Pictures in the data below are not part of the copy; transcribe everything else exactly.

Data shown:
>> start

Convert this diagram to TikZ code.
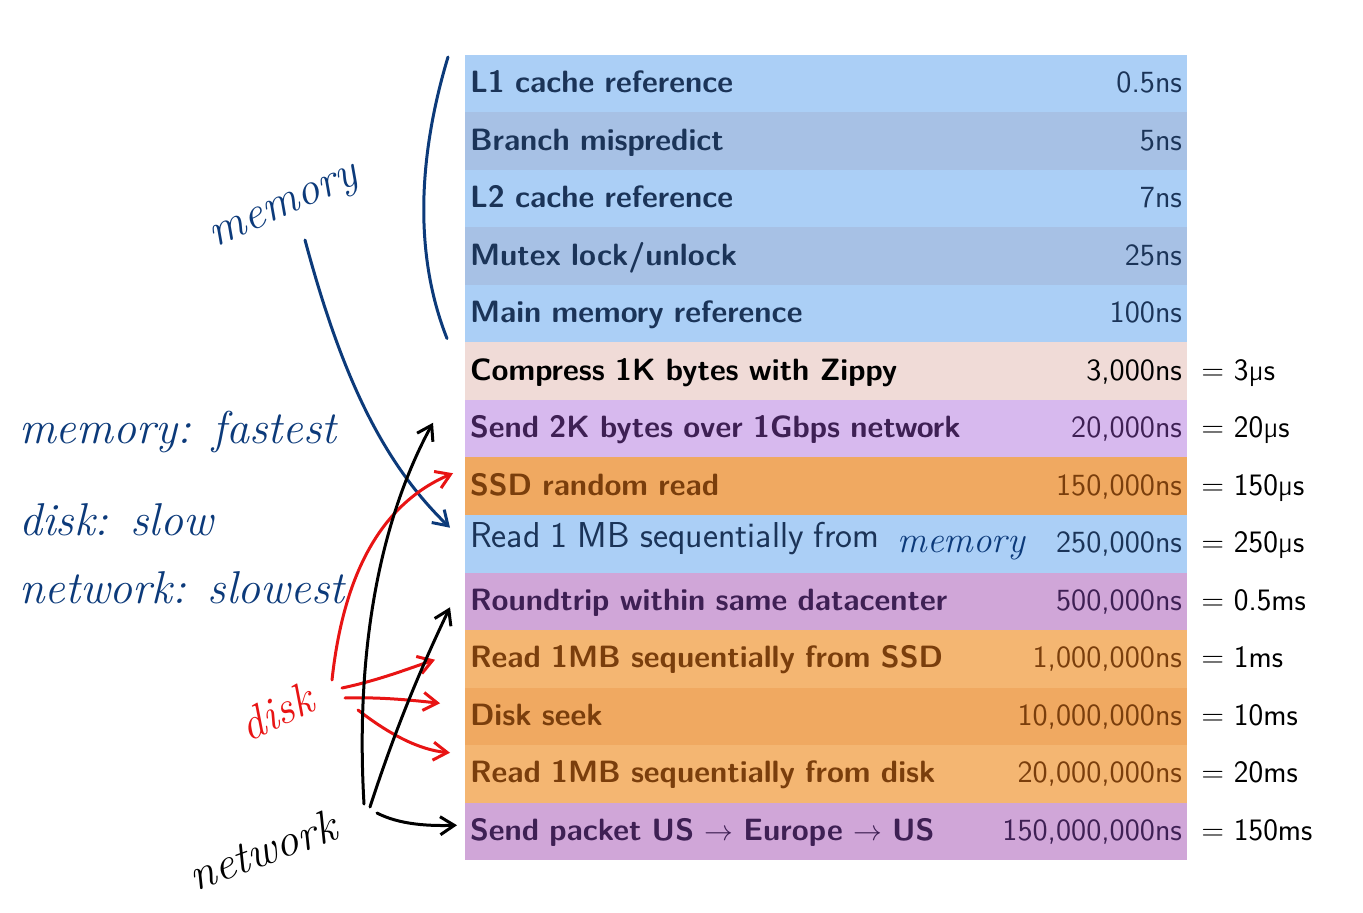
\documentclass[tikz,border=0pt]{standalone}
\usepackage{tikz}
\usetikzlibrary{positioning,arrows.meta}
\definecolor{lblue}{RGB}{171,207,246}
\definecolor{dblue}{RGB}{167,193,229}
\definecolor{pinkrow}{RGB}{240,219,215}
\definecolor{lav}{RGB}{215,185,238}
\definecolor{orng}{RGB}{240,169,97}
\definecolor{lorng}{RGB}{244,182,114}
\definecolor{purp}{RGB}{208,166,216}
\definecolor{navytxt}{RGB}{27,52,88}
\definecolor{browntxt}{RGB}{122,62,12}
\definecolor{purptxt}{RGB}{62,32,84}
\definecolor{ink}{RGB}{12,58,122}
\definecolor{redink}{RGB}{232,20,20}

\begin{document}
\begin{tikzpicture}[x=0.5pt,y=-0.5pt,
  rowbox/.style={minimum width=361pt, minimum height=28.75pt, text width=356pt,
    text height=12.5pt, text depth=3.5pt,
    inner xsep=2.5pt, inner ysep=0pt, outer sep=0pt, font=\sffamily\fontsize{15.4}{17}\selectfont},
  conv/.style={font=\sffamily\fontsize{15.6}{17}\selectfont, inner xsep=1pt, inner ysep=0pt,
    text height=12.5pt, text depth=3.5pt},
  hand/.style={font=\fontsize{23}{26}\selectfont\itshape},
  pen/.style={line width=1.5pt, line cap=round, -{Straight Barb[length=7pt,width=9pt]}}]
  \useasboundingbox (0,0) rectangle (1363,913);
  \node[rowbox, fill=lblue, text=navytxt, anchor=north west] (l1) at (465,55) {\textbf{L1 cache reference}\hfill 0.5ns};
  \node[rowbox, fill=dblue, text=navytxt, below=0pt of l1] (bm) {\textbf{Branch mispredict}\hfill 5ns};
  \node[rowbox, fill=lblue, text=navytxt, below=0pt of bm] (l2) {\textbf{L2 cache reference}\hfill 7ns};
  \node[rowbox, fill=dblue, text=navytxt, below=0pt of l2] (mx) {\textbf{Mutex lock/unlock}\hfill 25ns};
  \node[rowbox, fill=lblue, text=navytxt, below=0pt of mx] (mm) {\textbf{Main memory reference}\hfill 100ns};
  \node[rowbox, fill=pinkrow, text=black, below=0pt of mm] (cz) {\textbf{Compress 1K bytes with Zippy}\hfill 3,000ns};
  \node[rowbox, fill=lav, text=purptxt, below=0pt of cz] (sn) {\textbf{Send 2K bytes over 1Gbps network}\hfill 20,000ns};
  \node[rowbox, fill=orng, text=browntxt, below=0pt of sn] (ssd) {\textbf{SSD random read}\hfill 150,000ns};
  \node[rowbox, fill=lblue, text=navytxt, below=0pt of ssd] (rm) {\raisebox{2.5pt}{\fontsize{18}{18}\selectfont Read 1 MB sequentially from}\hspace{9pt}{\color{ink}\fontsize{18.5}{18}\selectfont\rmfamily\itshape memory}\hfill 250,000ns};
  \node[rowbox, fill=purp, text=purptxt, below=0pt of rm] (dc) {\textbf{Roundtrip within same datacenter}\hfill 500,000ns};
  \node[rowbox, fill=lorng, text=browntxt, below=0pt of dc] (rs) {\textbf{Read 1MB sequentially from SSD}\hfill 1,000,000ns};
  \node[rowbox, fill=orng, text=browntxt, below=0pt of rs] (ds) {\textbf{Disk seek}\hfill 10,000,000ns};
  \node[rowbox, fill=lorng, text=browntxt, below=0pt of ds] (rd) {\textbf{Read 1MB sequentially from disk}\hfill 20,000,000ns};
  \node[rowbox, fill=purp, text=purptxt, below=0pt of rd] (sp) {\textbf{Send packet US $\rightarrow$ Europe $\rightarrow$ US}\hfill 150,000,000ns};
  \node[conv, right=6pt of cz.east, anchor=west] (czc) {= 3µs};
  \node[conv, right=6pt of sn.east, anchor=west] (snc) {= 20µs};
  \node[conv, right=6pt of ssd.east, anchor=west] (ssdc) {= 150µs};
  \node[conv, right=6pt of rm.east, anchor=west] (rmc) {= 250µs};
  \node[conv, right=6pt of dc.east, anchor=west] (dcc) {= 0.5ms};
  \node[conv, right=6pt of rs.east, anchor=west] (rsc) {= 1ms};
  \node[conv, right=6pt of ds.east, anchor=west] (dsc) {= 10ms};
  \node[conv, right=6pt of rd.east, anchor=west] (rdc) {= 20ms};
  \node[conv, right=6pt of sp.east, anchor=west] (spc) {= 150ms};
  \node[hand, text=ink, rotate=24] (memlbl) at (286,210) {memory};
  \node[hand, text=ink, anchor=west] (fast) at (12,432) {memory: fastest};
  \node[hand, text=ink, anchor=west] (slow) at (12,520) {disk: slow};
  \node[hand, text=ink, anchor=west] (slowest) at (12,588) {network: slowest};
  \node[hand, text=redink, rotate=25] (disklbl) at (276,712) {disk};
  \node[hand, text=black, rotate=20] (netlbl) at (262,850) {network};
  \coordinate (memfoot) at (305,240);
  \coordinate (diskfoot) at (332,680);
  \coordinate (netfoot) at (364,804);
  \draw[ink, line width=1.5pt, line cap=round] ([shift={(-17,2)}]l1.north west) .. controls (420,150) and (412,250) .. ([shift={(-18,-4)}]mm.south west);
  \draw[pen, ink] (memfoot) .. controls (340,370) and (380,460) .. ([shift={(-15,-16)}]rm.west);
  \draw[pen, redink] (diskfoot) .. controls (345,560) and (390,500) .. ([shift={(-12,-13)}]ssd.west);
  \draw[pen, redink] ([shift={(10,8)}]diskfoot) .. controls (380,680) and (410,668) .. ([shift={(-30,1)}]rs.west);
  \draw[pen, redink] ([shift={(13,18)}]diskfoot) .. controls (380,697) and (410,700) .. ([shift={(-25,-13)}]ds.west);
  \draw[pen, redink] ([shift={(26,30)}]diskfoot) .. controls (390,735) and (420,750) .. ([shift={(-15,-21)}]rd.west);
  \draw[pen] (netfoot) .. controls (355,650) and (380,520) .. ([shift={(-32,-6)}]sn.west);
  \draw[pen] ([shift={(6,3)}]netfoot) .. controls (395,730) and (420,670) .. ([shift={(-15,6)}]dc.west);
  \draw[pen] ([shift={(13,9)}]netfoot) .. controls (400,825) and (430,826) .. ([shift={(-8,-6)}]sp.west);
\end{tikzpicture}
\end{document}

>> end

Solution for this problem:
Convert this diagram to TikZ code.
\documentclass[tikz,border=0pt]{standalone}
\usepackage{tikz}
\usetikzlibrary{positioning,arrows.meta}
\definecolor{lblue}{RGB}{171,207,246}
\definecolor{dblue}{RGB}{167,193,229}
\definecolor{pinkrow}{RGB}{240,219,215}
\definecolor{lav}{RGB}{215,185,238}
\definecolor{orng}{RGB}{240,169,97}
\definecolor{lorng}{RGB}{244,182,114}
\definecolor{purp}{RGB}{208,166,216}
\definecolor{navytxt}{RGB}{27,52,88}
\definecolor{browntxt}{RGB}{122,62,12}
\definecolor{purptxt}{RGB}{62,32,84}
\definecolor{ink}{RGB}{12,58,122}
\definecolor{redink}{RGB}{232,20,20}

\begin{document}
\begin{tikzpicture}[x=0.5pt,y=-0.5pt,
  rowbox/.style={minimum width=361pt, minimum height=28.75pt, text width=356pt,
    text height=12.5pt, text depth=3.5pt,
    inner xsep=2.5pt, inner ysep=0pt, outer sep=0pt, font=\sffamily\fontsize{15.4}{17}\selectfont},
  conv/.style={font=\sffamily\fontsize{15.6}{17}\selectfont, inner xsep=1pt, inner ysep=0pt,
    text height=12.5pt, text depth=3.5pt},
  hand/.style={font=\fontsize{23}{26}\selectfont\itshape},
  pen/.style={line width=1.5pt, line cap=round, -{Straight Barb[length=7pt,width=9pt]}}]
  \useasboundingbox (0,0) rectangle (1363,913);
  \node[rowbox, fill=lblue, text=navytxt, anchor=north west] (l1) at (465,55) {\textbf{L1 cache reference}\hfill 0.5ns};
  \node[rowbox, fill=dblue, text=navytxt, below=0pt of l1] (bm) {\textbf{Branch mispredict}\hfill 5ns};
  \node[rowbox, fill=lblue, text=navytxt, below=0pt of bm] (l2) {\textbf{L2 cache reference}\hfill 7ns};
  \node[rowbox, fill=dblue, text=navytxt, below=0pt of l2] (mx) {\textbf{Mutex lock/unlock}\hfill 25ns};
  \node[rowbox, fill=lblue, text=navytxt, below=0pt of mx] (mm) {\textbf{Main memory reference}\hfill 100ns};
  \node[rowbox, fill=pinkrow, text=black, below=0pt of mm] (cz) {\textbf{Compress 1K bytes with Zippy}\hfill 3,000ns};
  \node[rowbox, fill=lav, text=purptxt, below=0pt of cz] (sn) {\textbf{Send 2K bytes over 1Gbps network}\hfill 20,000ns};
  \node[rowbox, fill=orng, text=browntxt, below=0pt of sn] (ssd) {\textbf{SSD random read}\hfill 150,000ns};
  \node[rowbox, fill=lblue, text=navytxt, below=0pt of ssd] (rm) {\raisebox{2.5pt}{\fontsize{18}{18}\selectfont Read 1 MB sequentially from}\hspace{9pt}{\color{ink}\fontsize{18.5}{18}\selectfont\rmfamily\itshape memory}\hfill 250,000ns};
  \node[rowbox, fill=purp, text=purptxt, below=0pt of rm] (dc) {\textbf{Roundtrip within same datacenter}\hfill 500,000ns};
  \node[rowbox, fill=lorng, text=browntxt, below=0pt of dc] (rs) {\textbf{Read 1MB sequentially from SSD}\hfill 1,000,000ns};
  \node[rowbox, fill=orng, text=browntxt, below=0pt of rs] (ds) {\textbf{Disk seek}\hfill 10,000,000ns};
  \node[rowbox, fill=lorng, text=browntxt, below=0pt of ds] (rd) {\textbf{Read 1MB sequentially from disk}\hfill 20,000,000ns};
  \node[rowbox, fill=purp, text=purptxt, below=0pt of rd] (sp) {\textbf{Send packet US $\rightarrow$ Europe $\rightarrow$ US}\hfill 150,000,000ns};
  \node[conv, right=6pt of cz.east, anchor=west] (czc) {= 3µs};
  \node[conv, right=6pt of sn.east, anchor=west] (snc) {= 20µs};
  \node[conv, right=6pt of ssd.east, anchor=west] (ssdc) {= 150µs};
  \node[conv, right=6pt of rm.east, anchor=west] (rmc) {= 250µs};
  \node[conv, right=6pt of dc.east, anchor=west] (dcc) {= 0.5ms};
  \node[conv, right=6pt of rs.east, anchor=west] (rsc) {= 1ms};
  \node[conv, right=6pt of ds.east, anchor=west] (dsc) {= 10ms};
  \node[conv, right=6pt of rd.east, anchor=west] (rdc) {= 20ms};
  \node[conv, right=6pt of sp.east, anchor=west] (spc) {= 150ms};
  \node[hand, text=ink, rotate=24] (memlbl) at (286,210) {memory};
  \node[hand, text=ink, anchor=west] (fast) at (12,432) {memory: fastest};
  \node[hand, text=ink, anchor=west] (slow) at (12,520) {disk: slow};
  \node[hand, text=ink, anchor=west] (slowest) at (12,588) {network: slowest};
  \node[hand, text=redink, rotate=25] (disklbl) at (276,712) {disk};
  \node[hand, text=black, rotate=20] (netlbl) at (262,850) {network};
  \coordinate (memfoot) at (305,240);
  \coordinate (diskfoot) at (332,680);
  \coordinate (netfoot) at (364,804);
  \draw[ink, line width=1.5pt, line cap=round] ([shift={(-17,2)}]l1.north west) .. controls (420,150) and (412,250) .. ([shift={(-18,-4)}]mm.south west);
  \draw[pen, ink] (memfoot) .. controls (340,370) and (380,460) .. ([shift={(-15,-16)}]rm.west);
  \draw[pen, redink] (diskfoot) .. controls (345,560) and (390,500) .. ([shift={(-12,-13)}]ssd.west);
  \draw[pen, redink] ([shift={(10,8)}]diskfoot) .. controls (380,680) and (410,668) .. ([shift={(-30,1)}]rs.west);
  \draw[pen, redink] ([shift={(13,18)}]diskfoot) .. controls (380,697) and (410,700) .. ([shift={(-25,-13)}]ds.west);
  \draw[pen, redink] ([shift={(26,30)}]diskfoot) .. controls (390,735) and (420,750) .. ([shift={(-15,-21)}]rd.west);
  \draw[pen] (netfoot) .. controls (355,650) and (380,520) .. ([shift={(-32,-6)}]sn.west);
  \draw[pen] ([shift={(6,3)}]netfoot) .. controls (395,730) and (420,670) .. ([shift={(-15,6)}]dc.west);
  \draw[pen] ([shift={(13,9)}]netfoot) .. controls (400,825) and (430,826) .. ([shift={(-8,-6)}]sp.west);
\end{tikzpicture}
\end{document}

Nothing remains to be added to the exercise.